Bridport, dans le comté de Dorset, en Angleterre, à l’aube des années 1980. Alison a 18 ans lorsqu’elle épouse Andrew pour se lancer dans une vie ordinaire, seule voie qui s’offre à elle. «Nous étions juste des enfants de la côte qui choisissaient la voie la plus simple. Et nous n’avons pas songé un instant à une alternative», considère la protagoniste. La désillusion est totale. Les tâches ménagères, l’ennui et la solitude rythment ses journées et la jeune fille cherche le moyen de s’échapper de ce morne quotidien. Sa rencontre avec Patrick, un grand peintre londonien lui offre l’évasion tant désirée. Elle laisse tout derrière elle et part avec lui. Il lui ouvre les portes de la scène artistique de la capitale où elle devra se frayer un chemin pour y trouver sa place. Non sans mal.
Sphère dominée par les hommes
Pour son premier roman graphique, Lizzy Stewart brosse, avec brio, le portrait d’une jeune fille affrontant le chemin escarpé de l’émancipation. Un chemin qui alterne parenthèses enchantées et moments plus âpres. Rien ne disposait cette jeune provinciale à arpenter ce monde d’intellectuels imbu de lui-même et farouchement déterminé à conserver ses privilèges.
Pour échapper à une triste existence, Alison affronte une sphère dominée par les hommes et un système basé sur la légitimité sociale.
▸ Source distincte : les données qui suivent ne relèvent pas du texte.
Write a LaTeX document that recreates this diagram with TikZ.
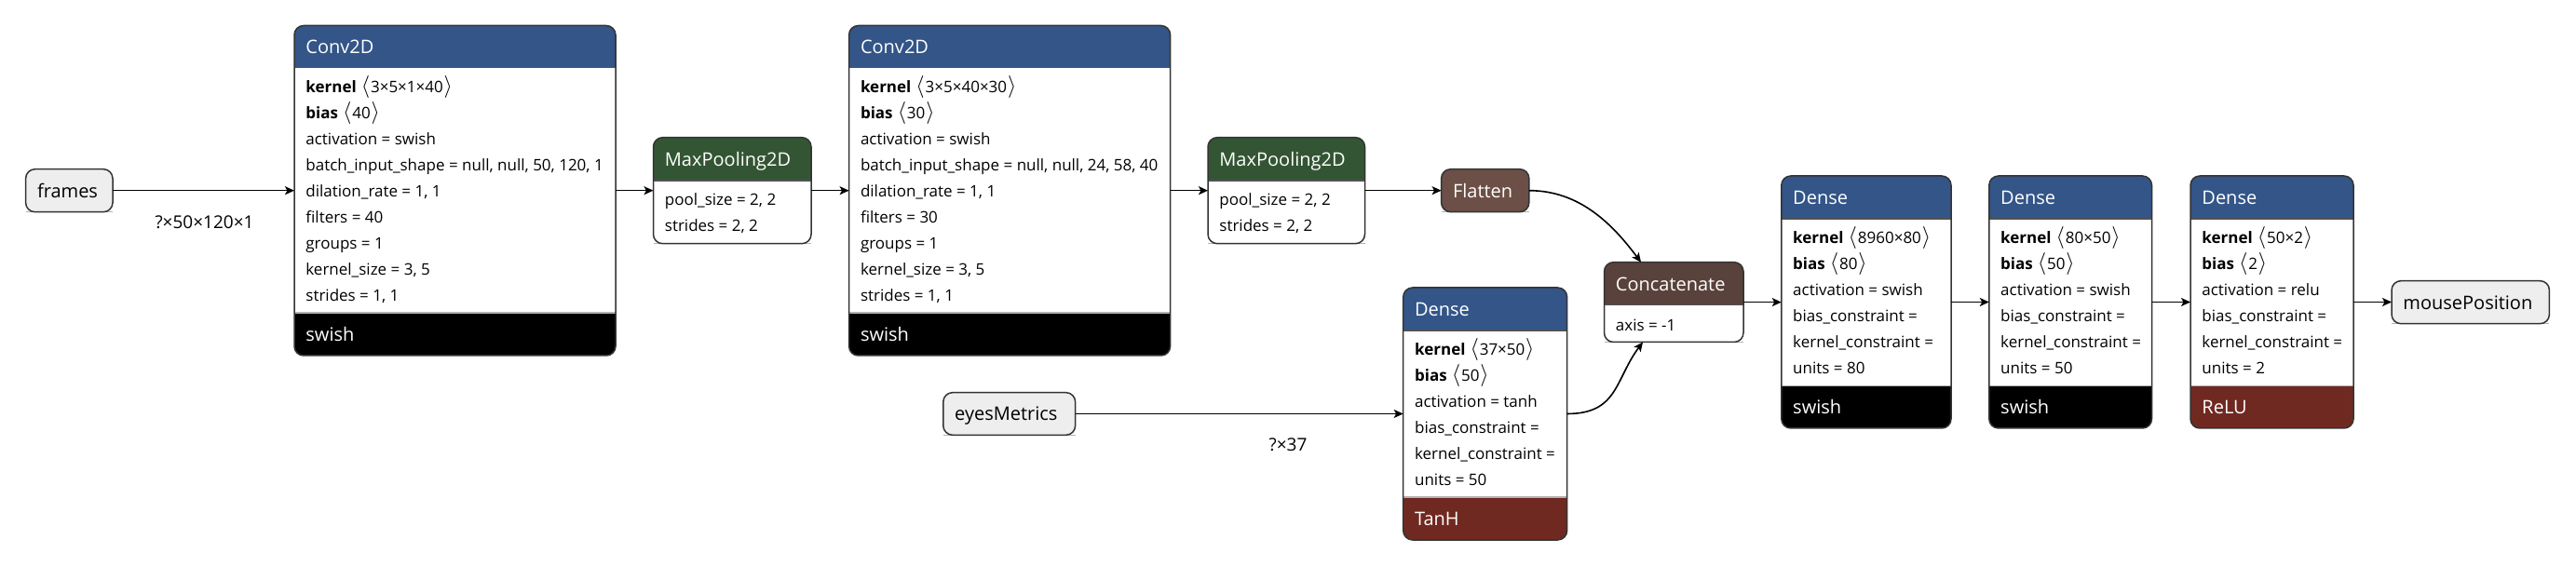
\documentclass[tikz,border=0pt]{standalone}
\usepackage{fontspec}
\setmainfont{Open Sans}
\usetikzlibrary{arrows.meta,fit}
\definecolor{layerc}{RGB}{51,85,136}
\definecolor{poolc}{RGB}{51,85,51}
\definecolor{shapec}{RGB}{108,79,71}
\definecolor{tensorc}{RGB}{89,66,59}
\definecolor{actc}{RGB}{112,41,33}
\definecolor{inputc}{RGB}{238,238,238}
\definecolor{borderc}{RGB}{51,51,51}
\newcommand{\tfont}{\fontsize{10}{12}\selectfont}
\newcommand{\afont}{\fontsize{8.5}{10}\selectfont}
\newcommand{\lfont}{\fontsize{9.5}{11}\selectfont}
\newcommand{\bfont}{\fontsize{11.5}{12}\selectfont}
\newcommand{\kv}[2]{\textbf{#1}\hspace{0.3em}{\bfont$\langle$}\hspace{0.05em}#2\hspace{0.05em}{\bfont$\rangle$}}
\tikzset{
  nborder/.style={draw=borderc, line width=0.75pt, rounded corners=5pt},
  attrtext/.style={anchor=base west, inner sep=0pt, font=\afont, text=black, yshift=-3pt},
  titletext/.style={anchor=base west, inner sep=0pt, font=\tfont, yshift=-3.7pt},
  hub/.style={inner sep=0pt, outer sep=0pt, draw=none},
  conn/.style={draw=black, line width=0.8pt, -{Stealth[length=5pt,width=4.5pt,inset=1.2pt]}},
  elabel/.style={font=\lfont, anchor=base, inner sep=0pt, yshift=-3.4pt},
  sepdark/.style={draw=borderc!85, line width=0.6pt},
  seplight/.style={draw=black!30, line width=0.6pt},
}
% name, x1, y1, x2, y2, yh, yf, headcolor, footcolor
\newcommand{\netbox}[9]{%
  \begin{scope}
    \clip[rounded corners=5pt] (#2,#3) rectangle (#4,#5);
    \fill[white] (#2,#3) rectangle (#4,#5);
    \fill[#8] (#2,#3) rectangle (#4,#6);
    \fill[#9] (#2,#7) rectangle (#4,#5);
  \end{scope}
  \draw[sepdark] (#2,#6) -- (#4,#6);
  \draw[seplight] (#2,#7) -- (#4,#7);
  \draw[nborder] (#2,#3) rectangle (#4,#5);
  \coordinate (#1-nw) at (#2,#3);
  \coordinate (#1-se) at (#4,#5);
  \node[hub, fit=(#1-nw)(#1-se)] (#1) {};
}
\newcommand{\ttl}[5][white]{\node[titletext, text=#1] (#2) at (#3,#4) {#5};}
\newcommand{\att}[4]{\node[attrtext] (#1) at (#2,#3) {#4};}
\begin{document}
\begin{tikzpicture}[x=0.5pt,y=-0.5pt]
\useasboundingbox (0,0) rectangle (2766,608);
\fill[white] (0,0) rectangle (2766,608);

% ---- inputs
\netbox{frames}{27.6}{181.7}{121}{227.7}{227.7}{227.7}{inputc}{inputc}
\ttl[black]{frames-t}{39.6}{204.7}{frames}
\netbox{eyes}{1012.8}{421.7}{1154.6}{467.3}{467.3}{467.3}{inputc}{inputc}
\ttl[black]{eyes-t}{1024.8}{444.5}{eyesMetrics}
\netbox{mouse}{2568}{301.7}{2737.4}{347.7}{347.7}{347.7}{inputc}{inputc}
\ttl[black]{mouse-t}{2580}{324.7}{mousePosition}

% ---- Conv2D 1
\netbox{conv1}{316}{27.5}{661}{382}{72.7}{336}{layerc}{black}
\ttl{conv1-t}{328}{50.1}{Conv2D}
\att{conv1-a1}{328}{94}{\kv{kernel}{3×5×1×40}}
\att{conv1-a2}{328}{121.9}{\kv{bias}{40}}
\att{conv1-a3}{328}{149.8}{activation = swish}
\att{conv1-a4}{328}{177.7}{batch\_input\_shape = null, null, 50, 120, 1}
\att{conv1-a5}{328}{205.6}{dilation\_rate = 1, 1}
\att{conv1-a6}{328}{233.5}{filters = 40}
\att{conv1-a7}{328}{261.4}{groups = 1}
\att{conv1-a8}{328}{289.3}{kernel\_size = 3, 5}
\att{conv1-a9}{328}{317.2}{strides = 1, 1}
\ttl{conv1-f}{328}{359}{swish}

% ---- MaxPooling 1
\netbox{mp1}{701.5}{147.7}{871}{261.7}{194}{261.7}{poolc}{white}
\ttl{mp1-t}{713.5}{170.85}{MaxPooling2D}
\att{mp1-a1}{713.5}{215}{pool\_size = 2, 2}
\att{mp1-a2}{713.5}{243}{strides = 2, 2}

% ---- Conv2D 2
\netbox{conv2}{911.6}{27.5}{1256.6}{382}{72.7}{336}{layerc}{black}
\ttl{conv2-t}{923.6}{50.1}{Conv2D}
\att{conv2-a1}{923.6}{94}{\kv{kernel}{3×5×40×30}}
\att{conv2-a2}{923.6}{121.9}{\kv{bias}{30}}
\att{conv2-a3}{923.6}{149.8}{activation = swish}
\att{conv2-a4}{923.6}{177.7}{batch\_input\_shape = null, null, 24, 58, 40}
\att{conv2-a5}{923.6}{205.6}{dilation\_rate = 1, 1}
\att{conv2-a6}{923.6}{233.5}{filters = 30}
\att{conv2-a7}{923.6}{261.4}{groups = 1}
\att{conv2-a8}{923.6}{289.3}{kernel\_size = 3, 5}
\att{conv2-a9}{923.6}{317.2}{strides = 1, 1}
\ttl{conv2-f}{923.6}{359}{swish}

% ---- MaxPooling 2
\netbox{mp2}{1297}{147.7}{1465.5}{261.7}{194}{261.7}{poolc}{white}
\ttl{mp2-t}{1309}{170.85}{MaxPooling2D}
\att{mp2-a1}{1309}{215}{pool\_size = 2, 2}
\att{mp2-a2}{1309}{243}{strides = 2, 2}

% ---- Flatten
\netbox{flat}{1547.6}{181.7}{1641.8}{227.7}{227.7}{227.7}{shapec}{shapec}
\ttl{flat-t}{1559.6}{204.7}{Flatten}

% ---- Dense (tanh)
\netbox{dsm}{1506.7}{309}{1682.6}{580}{355}{534}{layerc}{actc}
\ttl{dsm-t}{1518.7}{332}{Dense}
\att{dsm-a1}{1518.7}{376}{\kv{kernel}{37×50}}
\att{dsm-a2}{1518.7}{404}{\kv{bias}{50}}
\att{dsm-a3}{1518.7}{432}{activation = tanh}
\att{dsm-a4}{1518.7}{460}{bias\_constraint =}
\att{dsm-a5}{1518.7}{488}{kernel\_constraint =}
\att{dsm-a6}{1518.7}{516}{units = 50}
\ttl{dsm-f}{1518.7}{557}{TanH}

% ---- Concatenate
\netbox{cat}{1722.5}{281.7}{1872}{367.5}{327.7}{367.5}{tensorc}{white}
\ttl{cat-t}{1734.5}{304.7}{Concatenate}
\att{cat-a1}{1734.5}{349.3}{axis = -1}

% ---- Dense A
\netbox{da}{1912.8}{189}{2095}{460}{235}{414.3}{layerc}{black}
\ttl{da-t}{1924.8}{212}{Dense}
\att{da-a1}{1924.8}{256}{\kv{kernel}{8960×80}}
\att{da-a2}{1924.8}{284}{\kv{bias}{80}}
\att{da-a3}{1924.8}{312}{activation = swish}
\att{da-a4}{1924.8}{340}{bias\_constraint =}
\att{da-a5}{1924.8}{368}{kernel\_constraint =}
\att{da-a6}{1924.8}{396}{units = 80}
\ttl{da-f}{1924.8}{437.15}{swish}

% ---- Dense B
\netbox{db}{2135.8}{189}{2310.5}{460}{235}{414.3}{layerc}{black}
\ttl{db-t}{2147.8}{212}{Dense}
\att{db-a1}{2147.8}{256}{\kv{kernel}{80×50}}
\att{db-a2}{2147.8}{284}{\kv{bias}{50}}
\att{db-a3}{2147.8}{312}{activation = swish}
\att{db-a4}{2147.8}{340}{bias\_constraint =}
\att{db-a5}{2147.8}{368}{kernel\_constraint =}
\att{db-a6}{2147.8}{396}{units = 50}
\ttl{db-f}{2147.8}{437.15}{swish}

% ---- Dense C
\netbox{dc}{2352}{189}{2527}{460}{235}{414.3}{layerc}{actc}
\ttl{dc-t}{2364}{212}{Dense}
\att{dc-a1}{2364}{256}{\kv{kernel}{50×2}}
\att{dc-a2}{2364}{284}{\kv{bias}{2}}
\att{dc-a3}{2364}{312}{activation = relu}
\att{dc-a4}{2364}{340}{bias\_constraint =}
\att{dc-a5}{2364}{368}{kernel\_constraint =}
\att{dc-a6}{2364}{396}{units = 2}
\ttl{dc-f}{2364}{437.15}{ReLU}

% ---- connectors
\coordinate (cattop) at (1762,281.7);
\coordinate (catbot) at (1764,367.5);
\draw[conn] (frames.east) -- (frames.east -| conv1.west);
\draw[conn] (mp1.west -| conv1.east) -- (mp1.west);
\draw[conn] (mp1.east) -- (mp1.east -| conv2.west);
\draw[conn] (mp2.west -| conv2.east) -- (mp2.west);
\draw[conn] (mp2.east) -- (mp2.east -| flat.west);
\draw[conn] (flat.east) .. controls +(55,0) and +(-30,-40) .. (cattop);
\draw[conn] (eyes.east) -- (eyes.east -| dsm.west);
\draw[conn] (dsm.east) .. controls +(55,0) and +(-30,40) .. (catbot);
\draw[conn] (cat.east) -- (cat.east -| da.west);
\draw[conn] (da.east) -- (db.west);
\draw[conn] (db.east) -- (dc.west);
\draw[conn] (dc.east) -- (dc.east -| mouse.west);

% ---- edge labels
\node[elabel] (lab1) at (219.5,238.3) {?×50×120×1};
\node[elabel] (lab2) at (1383,478) {?×37};
\end{tikzpicture}
\end{document}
La plupart nantis, les artistes tolèrent avec condescendance sa présence sans toutefois la laisser entrer dans leur monde. La relation d’Alison et de Patrick est entachée de cette réalité. Tel un pygmalion, l’illustre peintre désire la façonner à son image bridant la créativité de l’artiste en herbe. Alison est enfermée dans une cage dorée de laquelle elle devra aussi se libérer.
Sous forme de journal de vie, où s’entremêle en filigrane l’exploration des coulisses de la scène artistique londonienne des années 1980, Alison à coups de pinceau tient le lecteur en haleine de la première à la dernière page. Si l’art offre à la jeune fille une échappatoire salvatrice, les artistes reconnus pétris de diktats et de préjugés, imposent tel livre à lire, telle façon de dessiner, de se comporter en société.
Alison saisit avec douleur que ce monde privilégié composé de peu d’élus qui «ont la liberté de s’affranchir», la cantonne dans un autre carcan. Comment cette jeune provinciale va-t-elle se dépêtrer des pièges de la fascination, de l’emprise ? Elle sait ce qu’elle doit à Patrick et s’enferme dans une déférence totale avant de voler de ses propres ailes. Entre bulles et pages de texte, le lecteur suit la métamorphose de l’héroïne comme une intrigue.
Le trait aquarellé de Lizzy Stewart, appuyé d’un délicat noir et blanc, relaie avec élégance les ambiances, les quartiers de Londres, les expressions des personnages. Son graphisme adoucit un propos assez acerbe tout en célébrant celles qui osent dire non. Avec Lizzy Stewart, la conquête de la liberté devient un art en soi.